Codes

Formal Definition link

In information theory and coding theory, a code is simply a rule (or mapping) that transforms each symbol (or sequence of symbols) from some source alphabet into a finite sequence of symbols over a code alphabet (often bits, $0$ and $1$).

• Source alphabet $\Sigma$: the set of things you want to represent (e.g. letters, words, pixel values).

• Code alphabet $S$: the set of symbols you’ll actually use to represent them (often $\lbrace 0,1 \rbrace$).

• A Codewords Set is the sequence in $S^*$ assigned to a particular source symbol.

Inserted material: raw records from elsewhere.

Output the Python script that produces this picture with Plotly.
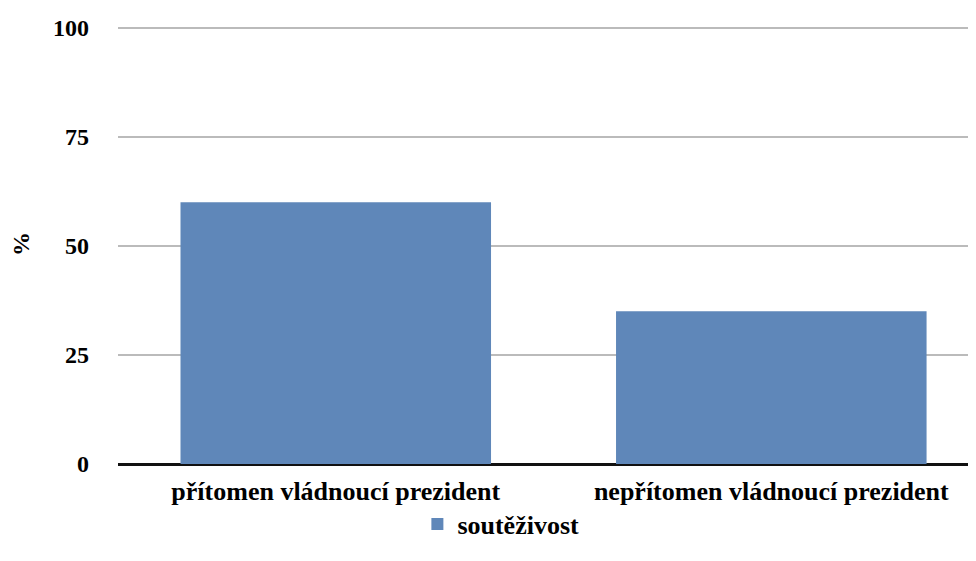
import plotly.graph_objects as go

categories = ["přítomen vládnoucí prezident", "nepřítomen vládnoucí prezident"]
values = [60, 35]
series_name = "soutěživost"
y_ticks = [0, 25, 50, 75, 100]

font_family = "Liberation Serif, Times New Roman, serif"

fig = go.Figure()
fig.add_trace(go.Bar(
    x=categories, y=values, name=series_name,
    marker=dict(color="#5F87B9", line=dict(width=0)),
    showlegend=True,
))

fig.update_layout(
    width=976, height=561,
    margin=dict(l=110, r=8, t=16, b=105, autoexpand=False),
    paper_bgcolor="white", plot_bgcolor="white",
    font=dict(family=font_family, size=24, color="black"),
    bargap=0.287,
    showlegend=True,
    legend=dict(
        orientation="h", xref="container", yref="container",
        x=0.505, xanchor="center", y=0.08, yanchor="middle",
        bgcolor="rgba(0,0,0,0)",
        font=dict(family=font_family, size=26, color="black", weight="bold"),
    ),
    xaxis=dict(
        type="category", range=[-0.5, 1.47], automargin=False,
        showgrid=False, showline=False, zeroline=False,
        ticks="", ticklabelstandoff=9,
        tickfont=dict(family=font_family, size=26, color="black", weight="bold"),
    ),
    yaxis=dict(
        range=[0, 100.9], tickvals=y_ticks, automargin=False,
        showgrid=True, gridcolor="#BBBBBB", gridwidth=2,
        zeroline=True, zerolinecolor="#111111", zerolinewidth=3,
        showline=False, ticks="", ticklabelstandoff=28,
        tickfont=dict(family=font_family, size=24, color="black", weight="bold"),
        title=dict(text="%", standoff=34,
                   font=dict(family=font_family, size=24, color="black", weight="bold")),
    ),
)

fig.write_html("out.html")
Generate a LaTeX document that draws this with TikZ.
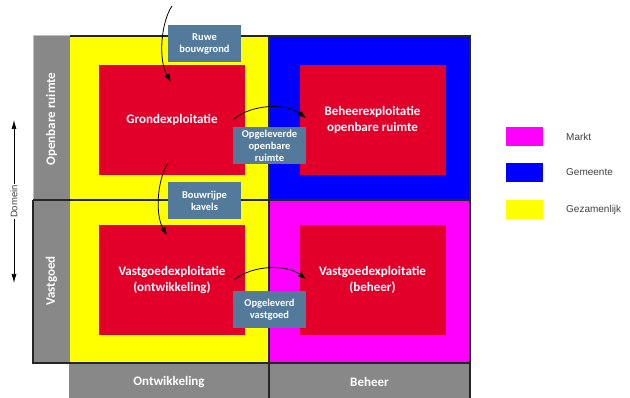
\documentclass[tikz,border=0pt]{standalone}
\usepackage{fontspec}
\setmainfont{Carlito}
\newfontfamily\arialfont{Liberation Sans}
\usetikzlibrary{arrows.meta}
\definecolor{redbox}{HTML}{E2002B}
\definecolor{lblue}{HTML}{537A9A}
\definecolor{axgrey}{HTML}{888888}
\definecolor{gridline}{HTML}{262626}
\definecolor{legtext}{HTML}{404040}
\definecolor{pmagenta}{HTML}{FF00FF}
\definecolor{pblue}{HTML}{0000FF}
\definecolor{pyellow}{HTML}{FFFF00}
\begin{document}
\begin{tikzpicture}[x=1pt,y=-1pt,
  exbox/.style={fill=redbox,draw=none,inner sep=0pt,align=center,text=white,
    font=\fontsize{13}{16}\selectfont\bfseries},
  lblbox/.style={fill=lblue,draw=none,inner sep=0pt,align=center,text=white,
    minimum width=73pt,minimum height=37pt,font=\fontsize{10.5}{12}\selectfont\bfseries},
  axlabel/.style={text=white,inner sep=0pt,font=\fontsize{13}{15}\selectfont\bfseries},
  legbox/.style={draw=none,inner sep=0pt,minimum width=37pt,minimum height=19pt},
  legtxt/.style={text=legtext,anchor=west,inner sep=0pt,font=\arialfont\fontsize{10}{12}\selectfont},
  flow/.style={draw=black,line width=0.8pt,-{Latex[length=8pt,width=6pt]}},
  gline/.style={draw=gridline,line width=1.1pt}]
\useasboundingbox (0,0) rectangle (630,398);
% background areas
\fill[axgrey] (33,36) rectangle (70,363);
\fill[pyellow] (70,36) rectangle (269,363);
\fill[pblue] (269,36) rectangle (470,200);
\fill[pmagenta] (269,200) rectangle (470,363);
\fill[axgrey] (69,363) rectangle (470,398);
% grid lines
\draw[draw=black!25,line width=1pt] (33,200) -- (33,36) -- (70,36);
\draw[gline] (70,36) -- (470,36) -- (470,398);
\draw[gline] (33,200) -- (33,363) -- (470,363);
\draw[gline] (33,200) -- (470,200);
\draw[gline] (269,36) -- (269,398);
% axis labels
\node[axlabel,rotate=90] (openb) at (51.5,119) {Openbare ruimte};
\node[axlabel,rotate=90] (vastg) at (51.5,281) {Vastgoed};
\node[axlabel] (ontw) at (169,382) {Ontwikkeling};
\node[axlabel] (beh) at (369.5,382) {Beheer};
% red boxes
\node[exbox,minimum width=146pt,minimum height=110pt] (grond) at (172,120) {Grondexploitatie};
\node[exbox,minimum width=146pt,minimum height=110pt] (beheer) at (372.5,120) {Beheerexploitatie\\openbare ruimte};
\node[exbox,minimum width=146pt,minimum height=110pt] (vgo) at (172,280) {Vastgoedexploitatie\\(ontwikkeling)};
\node[exbox,minimum width=146pt,minimum height=110pt] (vgb) at (372.5,280) {Vastgoedexploitatie\\(beheer)};
% flow arrows
\coordinate (s1) at (172,6);
\coordinate (e1) at (171,82);
\coordinate (s2) at (234,119);
\coordinate (e2) at (306,118);
\coordinate (s3) at (168,163);
\coordinate (e3) at (167,235);
\coordinate (s4) at (234,280);
\coordinate (e4) at (306,279);
\draw[flow] (s1) .. controls (161,22) and (158,60) .. (e1);
\draw[flow] (s2) .. controls (252,104) and (286,103) .. (e2);
\draw[flow] (s3) .. controls (157,180) and (155,215) .. (e3);
\draw[flow] (s4) .. controls (252,265) and (286,264) .. (e4);
% label boxes
\node[lblbox] (ruwe) at (204.5,43.5) {Ruwe\\bouwgrond};
\node[lblbox] (opor) at (269.5,145.5) {Opgeleverde\\openbare\\ruimte};
\node[lblbox] (bouwr) at (204.5,200.5) {Bouwrijpe\\kavels};
\node[lblbox] (opvg) at (269.5,309.5) {Opgeleverd\\vastgoed};
% domain axis
\coordinate (dtop) at (14,120);
\coordinate (dbot) at (14,283);
\draw[draw=black,line width=0.7pt,{Latex[length=9pt,width=5pt]}-{Latex[length=9pt,width=5pt]}] (dtop) -- (dbot);
\node[fill=white,inner sep=1pt,rotate=90,text=legtext,font=\arialfont\fontsize{9.5}{11}\selectfont] (dom) at (14,201.5) {Domein};
% legend
\node[legbox,fill=pmagenta] (lm) at (524.5,136.5) {};
\node[legbox,fill=pblue] (lg) at (524.5,172.5) {};
\node[legbox,fill=pyellow] (lz) at (524.5,209.5) {};
\node[legtxt] (tm) at (566,136.5) {Markt};
\node[legtxt] (tg) at (566,172.5) {Gemeente};
\node[legtxt] (tz) at (566,209.5) {Gezamenlijk};
\end{tikzpicture}
\end{document}
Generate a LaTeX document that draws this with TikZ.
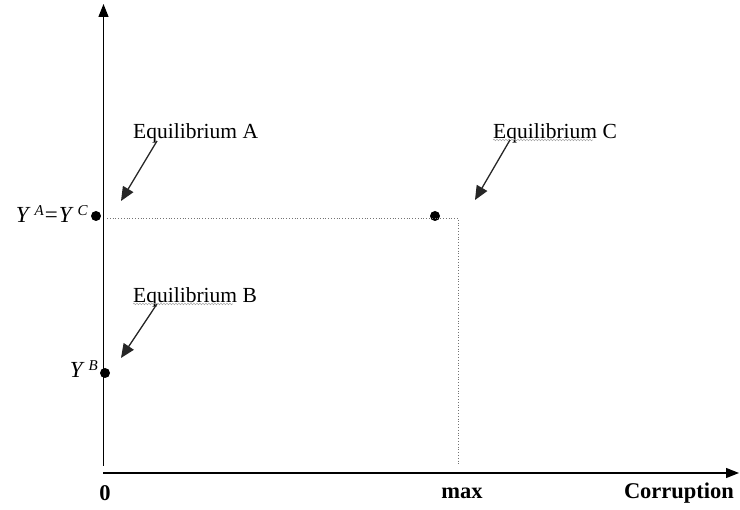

Formally, a code is an injective function

$$ f: \Sigma \longrightarrow S^*, $$

that assigns to each source symbol $\sigma \in \Sigma$ a unique codeword $f(\sigma)\in S^*$.

Informal Definition link

In practice we almost always identify the code with its image, the set of codewords

$$ C = f(\Sigma) = \lbrace f(\sigma)\mid \sigma \in \Sigma \rbrace \subseteq S^* $$

So when you read $`` \text{a code } C \text{ over the alphabet } S,’’$ it means $`` \text{a set } C \text{ of strings drawn from } S^* ,’’$ and implicitly there is an underlying function $f$ whose outputs are exactly those strings.